初めに #
Linux環境で作業していると、「ディレクトリを中身ごと削除したい」という場面は頻繁に発生します。
例えば、不要になったプロジェクトフォルダやバックアップディレクトリを整理してディスク容量を確保したいときなど、正しい削除方法を知っているかどうかで作業効率が大きく変わります。
しかし、Linux初心者の方にとっては、「どのコマンドを使えばよいのか?」「ディレクトリを中身ごと削除するにはどんなオプションが必要か?」といった不安があるかもしれません。

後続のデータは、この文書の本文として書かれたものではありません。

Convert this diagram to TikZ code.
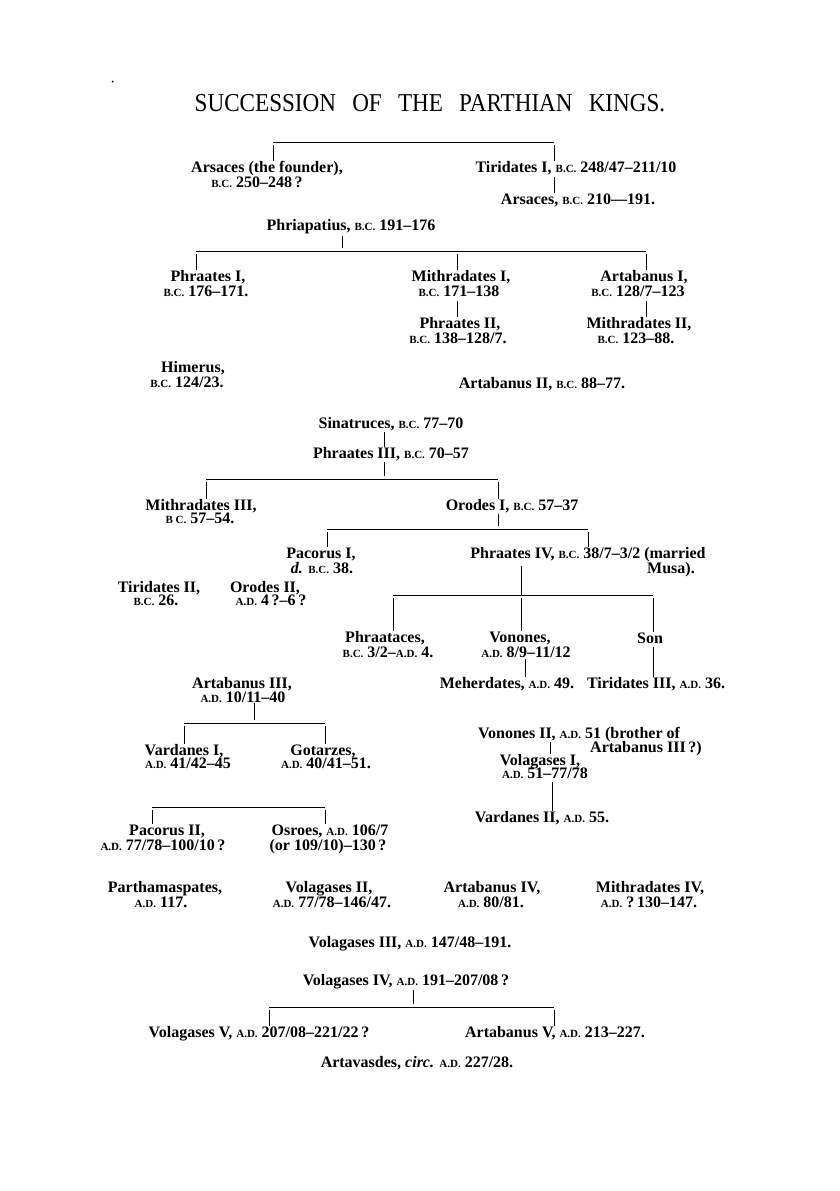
\documentclass[tikz,border=0pt]{standalone}
\usepackage{fontspec}
\setmainfont{Liberation Serif}
\usepackage{graphicx}
\newcommand\smcx[1]{{\fontsize{11}{11}\selectfont #1}}
\newcommand\bcx{\smcx{B.C.}}
\newcommand\adx{\smcx{A.D.}}
\begin{document}
\begin{tikzpicture}[x=1pt,y=-1pt,
  lbl/.style={inner sep=0pt,anchor=base,font=\fontsize{16}{16}\selectfont\bfseries},
  conn/.style={line width=0.9pt,line cap=butt}]
\useasboundingbox[fill=white] (0,0) rectangle (840,1191);
\fill (112.5,81.5) circle (1pt);
% title
\node[inner sep=0pt] (title) at (430,103) {\scalebox{0.9}[1]{\fontsize{25.7}{26}\selectfont SUCCESSION\hspace{18pt}OF\hspace{18pt}THE\hspace{18pt}PARTHIAN\hspace{18pt}KINGS.}};
% labels
\node[lbl] (ars) at (267,172) {Arsaces (the founder),};
\node[lbl] (ars-d) at (257,187) {\bcx{} 250--248\,?};
\node[lbl] (tir1) at (576,172) {Tiridates I, \bcx{} 248/47--211/10};
\node[lbl] (ars2) at (578,204) {Arsaces, \bcx{} 210---191.};
\node[lbl] (phria) at (351,230) {Phriapatius, \bcx{} 191--176};
\node[lbl] (phr1) at (208,281) {Phraates I,};
\node[lbl] (phr1-d) at (206,296) {\bcx{} 176--171.};
\node[lbl] (mit1) at (461,281) {Mithradates I,};
\node[lbl] (mit1-d) at (459,296) {\bcx{} 171--138};
\node[lbl] (phr2) at (460,328) {Phraates II,};
\node[lbl] (phr2-d) at (458,343) {\bcx{} 138--128/7.};
\node[lbl] (art1) at (644,281) {Artabanus I,};
\node[lbl] (art1-d) at (638,296) {\bcx{} 128/7--123};
\node[lbl] (mit2) at (639,328) {Mithradates II,};
\node[lbl] (mit2-d) at (636,343) {\bcx{} 123--88.};
\node[lbl] (him) at (193,372) {Himerus,};
\node[lbl] (him-d) at (187,387) {\bcx{} 124/23.};
\node[lbl] (art2) at (542,388) {Artabanus II, \bcx{} 88--77.};
\node[lbl] (sin) at (391,428) {Sinatruces, \bcx{} 77--70};
\node[lbl] (phr3) at (391,458) {Phraates III, \bcx{} 70--57};
\node[lbl] (mit3) at (201,510) {Mithradates III,};
\node[lbl] (mit3-d) at (200,523) {\smcx{B C.} 57--54.};
\node[lbl] (oro1) at (512,510) {Orodes I, \bcx{} 57--37};
\node[lbl] (pac1) at (321,558) {Pacorus I,};
\node[lbl] (pac1-d) at (322,573) {\textit{d.} \bcx{} 38.};
\node[lbl] (phr4) at (588,558) {Phraates IV, \bcx{} 38/7--3/2 (married};
\node[lbl] (phr4-d) at (671,573) {Musa).};
\node[lbl] (tir2) at (159,592) {Tiridates II,};
\node[lbl] (tir2-d) at (156,605) {\bcx{} 26.};
\node[lbl] (oro2) at (265,592) {Orodes II,};
\node[lbl] (oro2-d) at (271,605) {\adx{} 4\,?--6\,?};
\node[lbl] (phrt) at (385,642) {Phraataces,};
\node[lbl] (phrt-d) at (388,657) {\bcx{} 3/2--\adx{} 4.};
\node[lbl] (von) at (520,642) {Vonones,};
\node[lbl] (von-d) at (526,657) {\adx{} 8/9--11/12};
\node[lbl] (son) at (650,643) {Son};
\node[lbl] (meh) at (507,688) {Meherdates, \adx{} 49.};
\node[lbl] (tir3) at (656,688) {Tiridates III, \adx{} 36.};
\node[lbl] (art3) at (242,688) {Artabanus III,};
\node[lbl] (art3-d) at (243,702) {\adx{} 10/11--40};
\node[lbl] (var1) at (184,755) {Vardanes I,};
\node[lbl] (var1-d) at (188,768) {\adx{} 41/42--45};
\node[lbl] (got) at (323,755) {Gotarzes,};
\node[lbl] (got-d) at (326,768) {\adx{} 40/41--51.};
\node[lbl] (von2) at (579,738) {Vonones II, \adx{} 51 (brother of};
\node[lbl] (von2-d) at (646,752) {Artabanus III\,?)};
\node[lbl] (vol1) at (540,765) {Volagases I,};
\node[lbl] (vol1-d) at (545,778) {\adx{} 51--77/78};
\node[lbl] (var2) at (542,822) {Vardanes II, \adx{} 55.};
\node[lbl] (pac2) at (167,835) {Pacorus II,};
\node[lbl] (pac2-d) at (163,850) {\adx{} 77/78--100/10\,?};
\node[lbl] (osr) at (330,835) {Osroes, \adx{} 106/7};
\node[lbl] (osr-d) at (328,850) {(or 109/10)--130\,?};
\node[lbl] (parth) at (165,892) {Parthamaspates,};
\node[lbl] (parth-d) at (161,907) {\adx{} 117.};
\node[lbl] (vol2) at (329,892) {Volagases II,};
\node[lbl] (vol2-d) at (332,907) {\adx{} 77/78--146/47.};
\node[lbl] (art4) at (492,892) {Artabanus IV,};
\node[lbl] (art4-d) at (491,907) {\adx{} 80/81.};
\node[lbl] (mit4) at (650,892) {Mithradates IV,};
\node[lbl] (mit4-d) at (649,907) {\adx{} ?\,130--147.};
\node[lbl] (vol3) at (410,947) {Volagases III, \adx{} 147/48--191.};
\node[lbl] (vol4) at (406,985) {Volagases IV, \adx{} 191--207/08\,?};
\node[lbl] (vol5) at (259,1037) {Volagases V, \adx{} 207/08--221/22\,?};
\node[lbl] (art5) at (555,1037) {Artabanus V, \adx{} 213--227.};
\node[lbl] (artv) at (417,1067) {Artavasdes, \textit{circ.} \adx{} 227/28.};
% connectors
% Arsaces / Tiridates I
\coordinate (a1) at (273,142); \coordinate (a2) at (554,142);
\draw[conn] (a1) -- (a2);
\draw[conn] ([yshift=-3pt]a1) -- (ars.north -| a1);
\draw[conn] ([yshift=-3pt]a2) -- (tir1.north -| a2);
\draw[conn] ([yshift=-2pt]tir1.south -| a2) -- (ars2.north -| a2);
% Phriapatius
\coordinate (b0) at (342,251); \coordinate (b1) at (196,251); \coordinate (b2) at (457,251); \coordinate (b3) at (646,251);
\draw[conn] ([yshift=-2pt]phria.south -| b0) -- ([yshift=3pt]b0);
\draw[conn] (b1) -- (b3);
\draw[conn] ([yshift=-3pt]b1) -- (phr1.north -| b1);
\draw[conn] ([yshift=-3pt]b2) -- (mit1.north -| b2);
\draw[conn] ([yshift=-3pt]b3) -- (art1.north -| b3);
\draw[conn] ([yshift=-5pt]mit1-d.south -| b2) -- (phr2.north -| b2);
\draw[conn] ([yshift=-5pt]art1-d.south -| b3) -- (mit2.north -| b3);
% Sinatruces / Phraates III
\coordinate (c0) at (384,479); \coordinate (c1) at (206,479); \coordinate (c2) at (498,479);
\draw[conn] ([yshift=-1pt]sin.south -| c0) -- (phr3.north -| c0);
\draw[conn] ([yshift=-1pt]phr3.south -| c0) -- ([yshift=3pt]c0);
\draw[conn] (c1) -- (c2);
\draw[conn] ([yshift=-3pt]c1) -- (mit3.north -| c1);
\draw[conn] ([yshift=-3pt]c2) -- (oro1.north -| c2);
% Orodes I
\coordinate (d1) at (327,529); \coordinate (d2) at (588,529);
\draw[conn] ([yshift=-1pt]oro1.south -| c2) -- ([yshift=3pt]c2 |- d1);
\draw[conn] (d1) -- (d2);
\draw[conn] ([yshift=-3pt]d1) -- (pac1.north -| d1);
\draw[conn] ([yshift=-3pt]d2) -- (phr4.north -| d2);
% Phraates IV
\coordinate (e0) at (521,595); \coordinate (e1) at (393,595); \coordinate (e2) at (653,595);
\draw[conn] ([yshift=-4pt]phr4.south -| e0) -- (e0);
\draw[conn] (e1) -- (e2);
\draw[conn] ([yshift=-3pt]e1) -- (phrt.north -| e1);
\draw[conn] ([yshift=-3pt]e0) -- (von.north -| e0);
\draw[conn] ([yshift=-3pt]e2) -- (son.north -| e2);
\coordinate (f1) at (525,660);
\draw[conn] ([yshift=-2pt]von-d.south -| f1) -- (meh.north -| f1);
\draw[conn] ([yshift=-4pt]son.south -| e2) -- (tir3.north -| e2);
% Artabanus III
\coordinate (g0) at (254,723); \coordinate (g1) at (184,723); \coordinate (g2) at (325,723);
\draw[conn] ([yshift=-1pt]art3-d.south -| g0) -- ([yshift=3pt]g0);
\draw[conn] (g1) -- (g2);
\draw[conn] ([yshift=-3pt]g1) -- (var1.north -| g1);
\draw[conn] ([yshift=-3pt]g2) -- (got.north -| g2);
% Vonones II line
\coordinate (h1) at (550,740); \coordinate (h2) at (552,790);
\draw[conn] (von2.south -| h1) -- (vol1.north -| h1);
\draw[conn] ([yshift=-4pt]vol1-d.south -| h2) -- (var2.north -| h2);
% Pacorus II / Osroes
\coordinate (i1) at (152,807); \coordinate (i2) at (325,807);
\draw[conn] (i1) -- (i2);
\draw[conn] ([yshift=-3pt]i1) -- (pac2.north -| i1);
\draw[conn] ([yshift=-3pt]i2) -- (osr.north -| i2);
% Volagases IV
\coordinate (k0) at (413,1007); \coordinate (k1) at (269,1007); \coordinate (k2) at (554,1007);
\draw[conn] ([yshift=-1pt]vol4.south -| k0) -- ([yshift=3pt]k0);
\draw[conn] (k1) -- (k2);
\draw[conn] ([yshift=-3pt]k1) -- (vol5.north -| k1);
\draw[conn] ([yshift=-3pt]k2) -- (art5.north -| k2);
\end{tikzpicture}
\end{document}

本記事では、Linux初心者でも安全かつ確実にディレクトリを削除できるよう、ディレクトリ削除の基本から中身ごと削除する方法、注意点まで丁寧に解説します。
コマンド #
rmdirの制約 #
Linuxでディレクトリを削除するコマンドとしてまず思い浮かぶのが rmdir
です。
ただし、rmdir
コマンドは空のディレクトリしか削除できないという制約があります。
そのため、ディレクトリ内にファイルやサブディレクトリが残っている場合、エラーとなり削除できません。
例えば、 /home/user/old_project
というディレクトリにファイルやサブディレクトリが含まれている場合、rmdir
コマンドで削除を試みると以下のようなエラーが表示されます。
# rmdir /home/user/old_project
rmdir: failed to remove '/home/user/old_project': Directory not empty
rmコマンドとオプション #
空でないディレクトリを中身ごと削除したい場合は、rm
コマンドに -r
オプションを付けて使用します。
-r
は指定したディレクトリ内のファイルやサブディレクトリを再帰的に削除するオプションとなります。
rm -r ディレクトリ名
さらに、削除確認を行わず強制的に削除する場合は -f
オプションも付与します。
-f
は削除確認なしで即実行されるオプションとなります。
rm -rf ディレクトリ名
実用例 #
例えば、/home/user/old_project
というディレクトリを中身ごと削除したい場合は、以下のコマンドを実行します。
rm -r /home/user/old_project
このコマンドを実行すると、以下のような確認メッセージが表示されるため、y
を入力すると削除が進行します。
rm: descend into directory '/home/user/old_project'?
確認メッセージを出さずに、強制的に削除したい場合は -f
オプションを付けて以下のように実行します。
このコマンドは、確認なしで /home/user/old_project
ディレクトリとその中身をすべて削除します。
rm -rf /home/user/old_project
注意点 #
rm -rf
コマンドは非常に強力で、一度実行すると削除したファイルやディレクトリは基本的に復元できません。
誤って重要なシステムディレクトリやファイルを削除してしまうと、システム全体が正常に動作しなくなる可能性があります。
実行前には以下の項目を確認することを推奨いたします。
- 削除対象を確認する
- パスを正確に入力しているか確認する
- ワイルドカード(*)の使用には細心の注意を払う
- 必要に応じて -i オプションを使用する
- root権限では可能な限り実行しない
- バックアップを取っているか確認する
これらのポイントを意識する事で rm -rf
コマンドによる事故を防ぐ事が可能です。
安全に削除する方法(mvコマンド) #
誤削除リスクを減らしたい場合、直接ファイルを消すのではなく、独自の「ゴミ箱」ディレクトリを作成してそこへ移動する方法がおすすめです。
例えば、自分のホームディレクトリ内に「.trash
」というディレクトリを作成し、削除したいファイルやディレクトリをそこに移動します。
以下のコマンドでディレクトリの作成が可能です。
mkdir -p ~/.trash
不要なファイルやディレクトリは以下のように「mv
」コマンドを利用しゴミ箱へ移動させます。
mv ディレクトリ名 ~/.trash/
これにより、誤ってファイルやディレクトリを移動してしまっても、すぐに復元できるため安心して不要なデータを整理できます。
また、cron
などを使ってゴミ箱ディレクトリの中身を定期的に自動削除する仕組みを作ると、手間を減らしつつディスク容量を効率的に管理できるため、よりスマートな運用が可能です。
まとめ #
Linuxでディレクトリを削除する操作は非常に便利ですが、誤った使い方をすると取り返しのつかないことにもなりかねません。
作業の際は削除対象をしっかり確認し、安全に進めることが何より大切となっております。
この記事が、皆さんのLinux作業の安全性と効率向上に役立てば嬉しいです。